• [Task objective]: Omit all images. Write out the rest of the material exactly.

• [Data listing]:
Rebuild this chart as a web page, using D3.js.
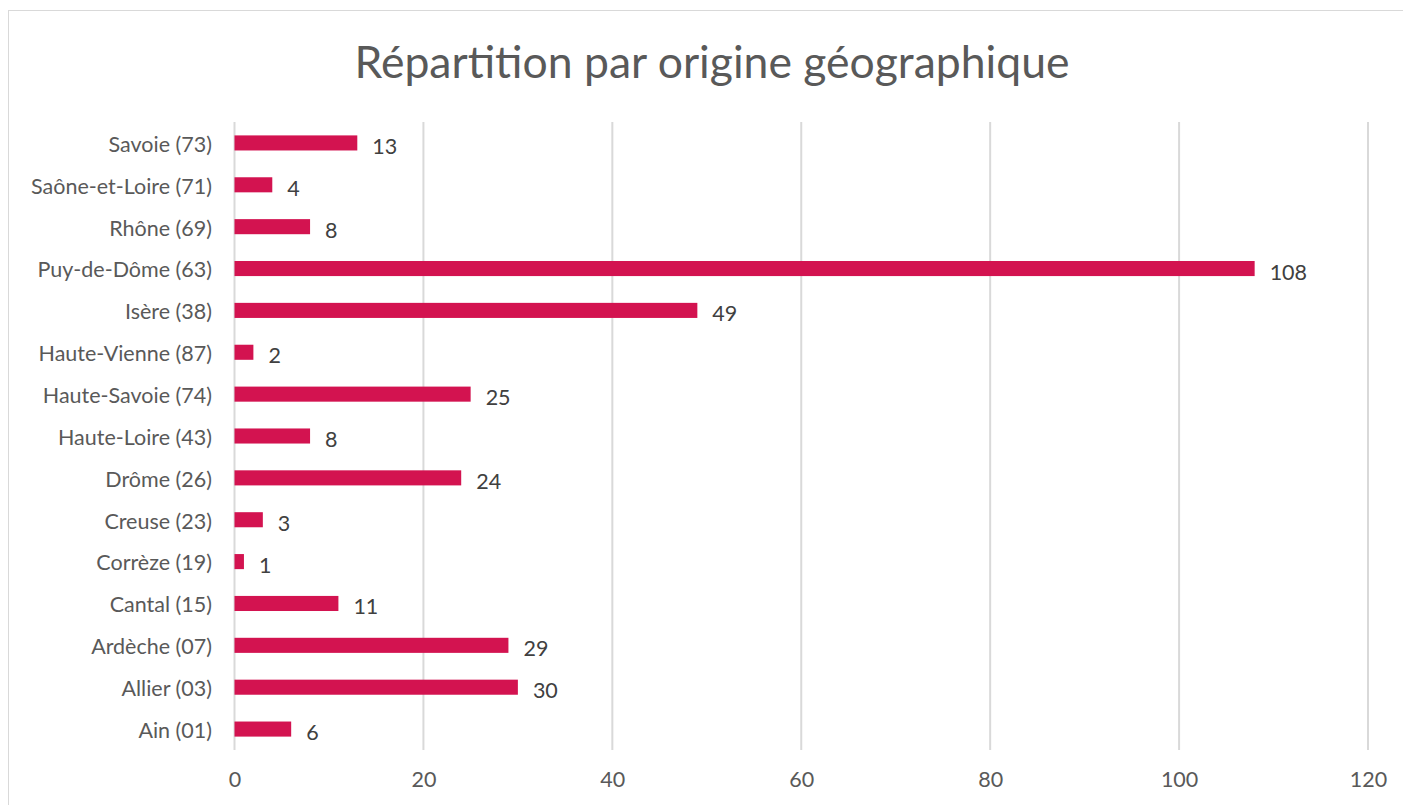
<!DOCTYPE html>
<html><head><meta charset="utf-8">
<script src="https://cdn.jsdelivr.net/npm/d3@7"></script>
<style>body{margin:0;background:#fff}svg{display:block}</style>
</head><body>
<script>
const categories = ["Savoie (73)","Saône-et-Loire (71)","Rhône (69)","Puy-de-Dôme (63)","Isère (38)","Haute-Vienne (87)","Haute-Savoie (74)","Haute-Loire (43)","Drôme (26)","Creuse (23)","Corrèze (19)","Cantal (15)","Ardèche (07)","Allier (03)","Ain (01)"];
const values = [13,4,8,108,49,2,25,8,24,3,1,11,29,30,6];
const xTicks = [0,20,40,60,80,100,120];
const title = "Répartition par origine géographique";

const W=1403,H=805;
const svg=d3.select("body").append("svg").attr("width",W).attr("height",H);
const font="Lato, 'Open Sans', sans-serif";
svg.append("rect").attr("x",8.5).attr("y",10.5).attr("width",1400).attr("height",800)
  .attr("fill","#fff").attr("stroke","#d9d9d9");
svg.append("text").attr("x",712).attr("y",78).attr("text-anchor","middle")
  .attr("font-family",font).attr("font-size",44.5).attr("fill","#595959").text(title);

const x=d3.scaleLinear().domain([0,120]).range([234.5,1368]);
const y=d3.scaleBand().domain(categories).range([122,750]).paddingInner(0.64).paddingOuter(0.32);

const g=svg.append("g");
g.selectAll("line.grid").data(xTicks).join("line").attr("class","grid")
  .attr("x1",d=>x(d)).attr("x2",d=>x(d)).attr("y1",122).attr("y2",750)
  .attr("stroke","#d9d9d9").attr("stroke-width",2);

const xa=svg.append("g").attr("transform","translate(0,750)")
  .call(d3.axisBottom(x).tickValues(xTicks).tickSize(0).tickPadding(22));
xa.select(".domain").remove();
xa.selectAll("text").attr("font-family",font).attr("font-size",21.5).attr("fill","#595959");

const ya=svg.append("g").attr("transform","translate(212,2)")
  .call(d3.axisLeft(y).tickSize(0).tickPadding(0));
ya.select(".domain").remove();
ya.selectAll("text").attr("font-family",font).attr("font-size",21.5).attr("fill","#595959");

g.selectAll("rect.bar").data(values).join("rect").attr("class","bar")
  .attr("x",x(0)).attr("y",(d,i)=>y(categories[i]))
  .attr("width",d=>x(d)-x(0)).attr("height",y.bandwidth())
  .attr("fill","#d31350");

g.selectAll("text.val").data(values).join("text").attr("class","val")
  .attr("x",d=>x(d)+15).attr("y",(d,i)=>y(categories[i])+y.bandwidth()/2+11)
  .attr("font-family",font).attr("font-size",21.5).attr("fill","#404040").text(d=>d);
</script>
</body></html>
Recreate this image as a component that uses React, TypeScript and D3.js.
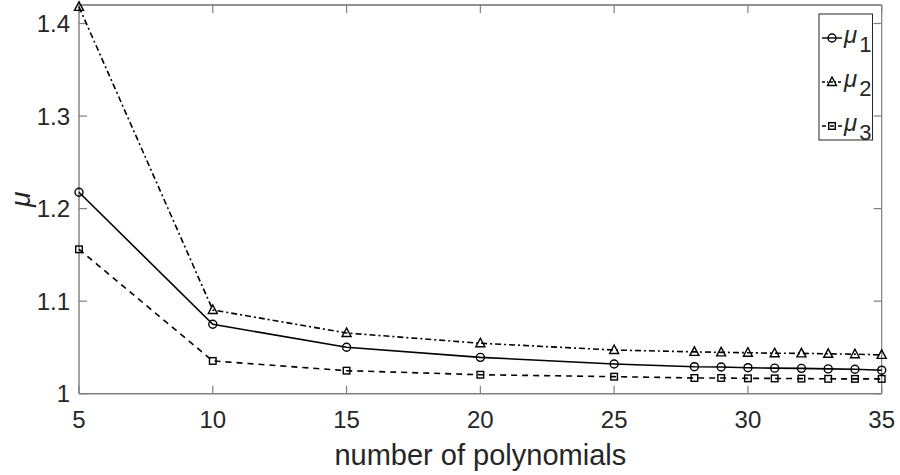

• [Answer to the problem]:
Rebuild this chart as a web page, using D3.js.
<!DOCTYPE html>
<html><head><meta charset="utf-8">
<script src="https://cdn.jsdelivr.net/npm/d3@7"></script>
<style>body{margin:0;background:#fff}svg{display:block}</style>
</head><body>
<script>
const categories = ["Savoie (73)","Saône-et-Loire (71)","Rhône (69)","Puy-de-Dôme (63)","Isère (38)","Haute-Vienne (87)","Haute-Savoie (74)","Haute-Loire (43)","Drôme (26)","Creuse (23)","Corrèze (19)","Cantal (15)","Ardèche (07)","Allier (03)","Ain (01)"];
const values = [13,4,8,108,49,2,25,8,24,3,1,11,29,30,6];
const xTicks = [0,20,40,60,80,100,120];
const title = "Répartition par origine géographique";

const W=1403,H=805;
const svg=d3.select("body").append("svg").attr("width",W).attr("height",H);
const font="Lato, 'Open Sans', sans-serif";
svg.append("rect").attr("x",8.5).attr("y",10.5).attr("width",1400).attr("height",800)
  .attr("fill","#fff").attr("stroke","#d9d9d9");
svg.append("text").attr("x",712).attr("y",78).attr("text-anchor","middle")
  .attr("font-family",font).attr("font-size",44.5).attr("fill","#595959").text(title);

const x=d3.scaleLinear().domain([0,120]).range([234.5,1368]);
const y=d3.scaleBand().domain(categories).range([122,750]).paddingInner(0.64).paddingOuter(0.32);

const g=svg.append("g");
g.selectAll("line.grid").data(xTicks).join("line").attr("class","grid")
  .attr("x1",d=>x(d)).attr("x2",d=>x(d)).attr("y1",122).attr("y2",750)
  .attr("stroke","#d9d9d9").attr("stroke-width",2);

const xa=svg.append("g").attr("transform","translate(0,750)")
  .call(d3.axisBottom(x).tickValues(xTicks).tickSize(0).tickPadding(22));
xa.select(".domain").remove();
xa.selectAll("text").attr("font-family",font).attr("font-size",21.5).attr("fill","#595959");

const ya=svg.append("g").attr("transform","translate(212,2)")
  .call(d3.axisLeft(y).tickSize(0).tickPadding(0));
ya.select(".domain").remove();
ya.selectAll("text").attr("font-family",font).attr("font-size",21.5).attr("fill","#595959");

g.selectAll("rect.bar").data(values).join("rect").attr("class","bar")
  .attr("x",x(0)).attr("y",(d,i)=>y(categories[i]))
  .attr("width",d=>x(d)-x(0)).attr("height",y.bandwidth())
  .attr("fill","#d31350");

g.selectAll("text.val").data(values).join("text").attr("class","val")
  .attr("x",d=>x(d)+15).attr("y",(d,i)=>y(categories[i])+y.bandwidth()/2+11)
  .attr("font-family",font).attr("font-size",21.5).attr("fill","#404040").text(d=>d);
</script>
</body></html>
Recreate this image as a component that uses React, TypeScript and D3.js.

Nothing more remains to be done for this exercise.